On KTZZ, channel 22 in Seattle, you'll find a collection of truly vintage vintage TV. The Kate Smith Show just wrapped up, sponsored by Norge. Now another tale from The Whistler is just beginning.
True, there are 2025 commercials between the shows, all of them low-rent and crappy, for products available through an 800 number (though the URL does appear, it's always in smaller type).
Yeseterday, I was in a great mood, heightened by four consecutive episodes of Superman on the Heroes & Icons channel. All black and white, and the first even featured the original TV Lois Lane, Phyllis Coates. Flintier and not as cuddly as her successor, but pretty darned good. Those oldest black and white shows are actually serious, as opposed to the more kiddie-friendly fare later on. I still love the cruelty Supie showed when confronting the Mole Men. That trait got taken out pretty damn fast in subsequent scripts.
When these shows were popular on network TV, the Yankees were indisputably the greatest team in baseball. Yogi, the Scooter, Whitey, Mickey, Moose...rarely did they miss a shot at a ring, and when they got one, they rarely missed bringing a ring home.
Casey was a comedian, a sage, a purveyor of some truly strange platoon and defensive lineup moves, a tough competitor who had Rizzuto pushed off the team to make room for Enos Slaughter when the Yanks had a raft of outfielders on the injured list. (Stengel famously told the Scooter to get a shoeshine box and change careers when Phil tried out for Casey's Dodgers in the 1930s.)
I'm an old guy who should lose 30 pounds, find a good hair growth supplement and stop thinking I can carry multiple heavy bags of groceries a mile and a half to our apartment. Yesterday, I smoked too many cigarettes and liked it, but today woke up with a slight smoker's cough and that wheezy chest feeling when I was hacking. I haven't had a drink since last Sunday because my iron is kind of high and booze suppresses the liver enzyme that keeps it under control.

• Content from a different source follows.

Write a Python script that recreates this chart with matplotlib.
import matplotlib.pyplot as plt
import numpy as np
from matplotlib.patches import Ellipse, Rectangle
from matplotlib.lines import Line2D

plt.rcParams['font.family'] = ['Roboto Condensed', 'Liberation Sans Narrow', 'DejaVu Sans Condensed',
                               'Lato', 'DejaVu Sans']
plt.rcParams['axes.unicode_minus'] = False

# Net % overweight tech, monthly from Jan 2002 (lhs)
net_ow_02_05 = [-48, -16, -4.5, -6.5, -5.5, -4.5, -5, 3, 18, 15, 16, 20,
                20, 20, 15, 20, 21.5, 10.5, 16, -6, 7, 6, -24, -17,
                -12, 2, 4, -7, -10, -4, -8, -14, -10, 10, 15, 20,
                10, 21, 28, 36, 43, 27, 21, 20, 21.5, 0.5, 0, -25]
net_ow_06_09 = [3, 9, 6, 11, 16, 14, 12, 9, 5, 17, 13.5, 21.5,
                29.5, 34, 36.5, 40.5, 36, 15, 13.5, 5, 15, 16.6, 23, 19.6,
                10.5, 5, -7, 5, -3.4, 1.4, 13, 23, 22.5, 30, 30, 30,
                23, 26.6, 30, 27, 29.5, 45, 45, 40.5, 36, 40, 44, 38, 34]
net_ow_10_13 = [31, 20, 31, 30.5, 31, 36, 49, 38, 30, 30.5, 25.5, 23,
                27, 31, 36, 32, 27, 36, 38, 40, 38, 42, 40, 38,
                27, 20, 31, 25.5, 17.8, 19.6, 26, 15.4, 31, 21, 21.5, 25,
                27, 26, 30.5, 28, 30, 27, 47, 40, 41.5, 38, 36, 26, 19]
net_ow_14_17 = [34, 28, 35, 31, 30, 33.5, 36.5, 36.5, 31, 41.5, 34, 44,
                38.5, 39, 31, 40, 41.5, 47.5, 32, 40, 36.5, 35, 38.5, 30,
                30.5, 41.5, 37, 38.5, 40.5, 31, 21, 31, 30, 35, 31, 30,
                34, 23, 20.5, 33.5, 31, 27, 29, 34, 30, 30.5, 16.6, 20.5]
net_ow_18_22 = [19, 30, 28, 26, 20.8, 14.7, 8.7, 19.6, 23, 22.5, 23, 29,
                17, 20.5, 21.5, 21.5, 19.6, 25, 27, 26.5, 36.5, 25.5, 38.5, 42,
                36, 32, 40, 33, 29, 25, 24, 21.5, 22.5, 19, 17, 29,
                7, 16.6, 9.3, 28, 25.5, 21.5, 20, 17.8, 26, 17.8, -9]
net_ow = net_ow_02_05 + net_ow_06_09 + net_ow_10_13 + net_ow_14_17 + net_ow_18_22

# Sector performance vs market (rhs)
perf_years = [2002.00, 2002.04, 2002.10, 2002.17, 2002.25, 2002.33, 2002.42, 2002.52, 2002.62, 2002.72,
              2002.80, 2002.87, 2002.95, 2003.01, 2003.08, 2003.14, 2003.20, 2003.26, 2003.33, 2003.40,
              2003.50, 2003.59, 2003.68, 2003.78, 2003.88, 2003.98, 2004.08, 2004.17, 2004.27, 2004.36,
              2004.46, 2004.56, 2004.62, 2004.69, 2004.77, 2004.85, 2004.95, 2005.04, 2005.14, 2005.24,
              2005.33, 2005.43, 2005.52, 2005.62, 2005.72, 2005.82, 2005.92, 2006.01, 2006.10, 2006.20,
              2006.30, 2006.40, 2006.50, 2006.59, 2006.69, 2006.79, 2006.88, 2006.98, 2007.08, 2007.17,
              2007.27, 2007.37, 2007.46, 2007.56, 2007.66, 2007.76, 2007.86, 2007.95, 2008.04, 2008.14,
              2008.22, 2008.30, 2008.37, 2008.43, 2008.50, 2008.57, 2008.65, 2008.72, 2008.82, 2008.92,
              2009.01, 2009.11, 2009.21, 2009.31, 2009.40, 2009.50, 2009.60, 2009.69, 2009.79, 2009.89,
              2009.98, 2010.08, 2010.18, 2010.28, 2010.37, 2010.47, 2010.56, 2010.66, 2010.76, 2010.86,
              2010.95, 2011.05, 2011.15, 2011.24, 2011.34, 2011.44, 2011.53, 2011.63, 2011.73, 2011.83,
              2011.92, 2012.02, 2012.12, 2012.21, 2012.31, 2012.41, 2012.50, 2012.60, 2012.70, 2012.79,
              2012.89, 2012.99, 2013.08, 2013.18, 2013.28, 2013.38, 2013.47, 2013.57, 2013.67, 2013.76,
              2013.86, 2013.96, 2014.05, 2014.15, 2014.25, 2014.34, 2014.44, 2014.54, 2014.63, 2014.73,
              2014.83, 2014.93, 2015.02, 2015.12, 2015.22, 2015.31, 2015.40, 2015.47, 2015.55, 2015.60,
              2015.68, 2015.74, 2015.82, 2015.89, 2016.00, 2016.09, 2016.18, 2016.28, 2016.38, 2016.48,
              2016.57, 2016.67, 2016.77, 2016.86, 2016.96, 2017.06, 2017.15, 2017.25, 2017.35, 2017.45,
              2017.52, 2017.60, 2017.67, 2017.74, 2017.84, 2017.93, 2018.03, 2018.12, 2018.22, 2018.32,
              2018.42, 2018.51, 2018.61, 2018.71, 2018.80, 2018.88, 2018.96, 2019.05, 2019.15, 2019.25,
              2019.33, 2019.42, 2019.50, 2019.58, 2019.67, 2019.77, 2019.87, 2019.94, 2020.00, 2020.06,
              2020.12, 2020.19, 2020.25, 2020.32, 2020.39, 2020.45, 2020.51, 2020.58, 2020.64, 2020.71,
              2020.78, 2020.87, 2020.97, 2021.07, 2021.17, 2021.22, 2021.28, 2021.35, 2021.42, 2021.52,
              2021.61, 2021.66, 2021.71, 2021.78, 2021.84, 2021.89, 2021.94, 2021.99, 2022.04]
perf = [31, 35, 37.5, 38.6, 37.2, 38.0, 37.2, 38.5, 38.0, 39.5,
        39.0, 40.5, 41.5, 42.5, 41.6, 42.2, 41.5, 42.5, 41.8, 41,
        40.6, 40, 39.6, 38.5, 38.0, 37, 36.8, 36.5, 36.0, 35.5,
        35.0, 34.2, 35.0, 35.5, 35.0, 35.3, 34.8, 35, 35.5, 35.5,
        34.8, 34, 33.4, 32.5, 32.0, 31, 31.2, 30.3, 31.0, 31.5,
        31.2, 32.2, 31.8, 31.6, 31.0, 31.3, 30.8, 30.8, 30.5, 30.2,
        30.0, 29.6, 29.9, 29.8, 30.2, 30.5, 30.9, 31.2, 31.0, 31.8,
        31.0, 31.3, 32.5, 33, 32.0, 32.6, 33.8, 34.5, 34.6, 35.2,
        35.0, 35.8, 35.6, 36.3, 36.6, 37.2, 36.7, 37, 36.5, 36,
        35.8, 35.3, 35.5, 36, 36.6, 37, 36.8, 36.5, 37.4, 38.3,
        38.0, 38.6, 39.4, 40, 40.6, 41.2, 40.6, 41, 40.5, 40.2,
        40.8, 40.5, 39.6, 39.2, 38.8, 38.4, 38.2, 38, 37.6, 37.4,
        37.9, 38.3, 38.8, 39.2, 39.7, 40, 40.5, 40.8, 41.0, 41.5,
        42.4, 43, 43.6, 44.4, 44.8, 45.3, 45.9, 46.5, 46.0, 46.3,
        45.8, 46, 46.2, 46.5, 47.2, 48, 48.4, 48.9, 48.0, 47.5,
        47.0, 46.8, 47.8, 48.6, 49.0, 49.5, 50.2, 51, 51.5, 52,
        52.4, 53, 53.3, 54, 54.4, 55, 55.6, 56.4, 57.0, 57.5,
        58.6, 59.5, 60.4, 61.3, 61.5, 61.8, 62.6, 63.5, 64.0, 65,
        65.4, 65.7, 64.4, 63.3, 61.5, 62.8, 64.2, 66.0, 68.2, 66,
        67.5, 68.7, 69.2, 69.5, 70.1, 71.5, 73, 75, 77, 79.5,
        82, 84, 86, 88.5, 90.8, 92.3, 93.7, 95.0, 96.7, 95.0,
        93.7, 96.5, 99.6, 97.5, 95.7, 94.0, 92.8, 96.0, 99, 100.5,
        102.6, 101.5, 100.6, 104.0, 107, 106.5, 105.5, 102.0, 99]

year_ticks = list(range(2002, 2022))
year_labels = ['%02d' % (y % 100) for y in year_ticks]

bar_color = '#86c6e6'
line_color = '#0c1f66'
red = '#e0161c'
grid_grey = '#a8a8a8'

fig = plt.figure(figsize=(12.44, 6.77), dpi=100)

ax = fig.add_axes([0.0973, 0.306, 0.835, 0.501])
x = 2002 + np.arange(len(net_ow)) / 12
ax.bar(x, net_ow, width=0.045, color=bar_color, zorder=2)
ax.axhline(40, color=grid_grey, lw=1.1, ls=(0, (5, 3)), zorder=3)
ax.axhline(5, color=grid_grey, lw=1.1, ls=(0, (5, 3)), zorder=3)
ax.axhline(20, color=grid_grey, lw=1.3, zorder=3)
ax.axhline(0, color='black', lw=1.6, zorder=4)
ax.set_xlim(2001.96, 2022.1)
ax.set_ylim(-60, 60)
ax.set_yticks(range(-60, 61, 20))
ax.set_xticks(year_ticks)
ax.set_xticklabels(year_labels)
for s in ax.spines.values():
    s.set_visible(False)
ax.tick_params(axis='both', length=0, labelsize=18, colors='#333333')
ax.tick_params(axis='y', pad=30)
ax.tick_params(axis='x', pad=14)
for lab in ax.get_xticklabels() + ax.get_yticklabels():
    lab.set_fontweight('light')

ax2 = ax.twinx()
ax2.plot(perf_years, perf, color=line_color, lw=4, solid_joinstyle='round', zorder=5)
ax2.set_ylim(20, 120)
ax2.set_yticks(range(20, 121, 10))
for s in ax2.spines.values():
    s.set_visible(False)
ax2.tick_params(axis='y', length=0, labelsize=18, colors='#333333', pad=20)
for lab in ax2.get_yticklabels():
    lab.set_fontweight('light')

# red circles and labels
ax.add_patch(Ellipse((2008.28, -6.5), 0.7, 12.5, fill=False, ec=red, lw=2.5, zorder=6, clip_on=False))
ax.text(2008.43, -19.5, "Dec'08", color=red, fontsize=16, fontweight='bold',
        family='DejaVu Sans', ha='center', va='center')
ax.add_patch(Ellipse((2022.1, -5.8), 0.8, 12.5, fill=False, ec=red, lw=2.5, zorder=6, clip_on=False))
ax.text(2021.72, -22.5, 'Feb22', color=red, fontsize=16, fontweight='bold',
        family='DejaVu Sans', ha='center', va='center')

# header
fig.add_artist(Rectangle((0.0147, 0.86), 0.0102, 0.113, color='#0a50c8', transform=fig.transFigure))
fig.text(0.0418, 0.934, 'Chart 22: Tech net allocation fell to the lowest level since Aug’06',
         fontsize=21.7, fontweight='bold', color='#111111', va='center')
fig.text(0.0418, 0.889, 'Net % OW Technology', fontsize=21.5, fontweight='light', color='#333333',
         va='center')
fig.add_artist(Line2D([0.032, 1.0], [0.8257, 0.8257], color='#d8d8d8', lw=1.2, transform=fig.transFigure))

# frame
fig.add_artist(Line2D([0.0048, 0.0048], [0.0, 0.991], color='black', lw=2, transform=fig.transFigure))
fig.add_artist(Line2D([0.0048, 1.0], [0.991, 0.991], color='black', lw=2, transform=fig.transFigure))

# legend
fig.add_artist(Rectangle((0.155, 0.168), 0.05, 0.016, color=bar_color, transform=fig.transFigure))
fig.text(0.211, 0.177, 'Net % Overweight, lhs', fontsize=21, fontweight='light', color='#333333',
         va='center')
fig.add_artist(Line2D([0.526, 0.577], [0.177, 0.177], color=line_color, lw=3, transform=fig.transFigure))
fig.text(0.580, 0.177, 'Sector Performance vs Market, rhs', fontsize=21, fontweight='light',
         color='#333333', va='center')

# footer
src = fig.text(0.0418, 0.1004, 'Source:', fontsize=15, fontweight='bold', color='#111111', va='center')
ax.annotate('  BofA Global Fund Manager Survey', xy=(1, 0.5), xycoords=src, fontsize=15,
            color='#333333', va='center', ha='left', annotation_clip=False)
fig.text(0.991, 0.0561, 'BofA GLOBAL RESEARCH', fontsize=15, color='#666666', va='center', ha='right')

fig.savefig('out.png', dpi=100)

I've been getting a lot of headaches, mostly in and around the eyes, thanks to the constantly damp, gloomy weather in this corner of the current Reich (the Third having resurrected in the USA).
But even if I wasn't born yet and then not old enough to appreciate the 1950s Yanks, I wish some of their ashes would drift down onto today's sadly mediocre team, from the front office to the dugout to the broadcast booth.
Obviously, that ain't happening. However, the $64,000 Question just started, sponsored by Revlon, in a Christmassy-decorated episode. Sure, that show became the most prominent of crooked quiz shows, eventually. Scooter also got pushed out of short into the broadcast booth. But before those events, we had some team.
The contestent is in the Isolation Booth and can win a 1956 Caddy. I gotta go.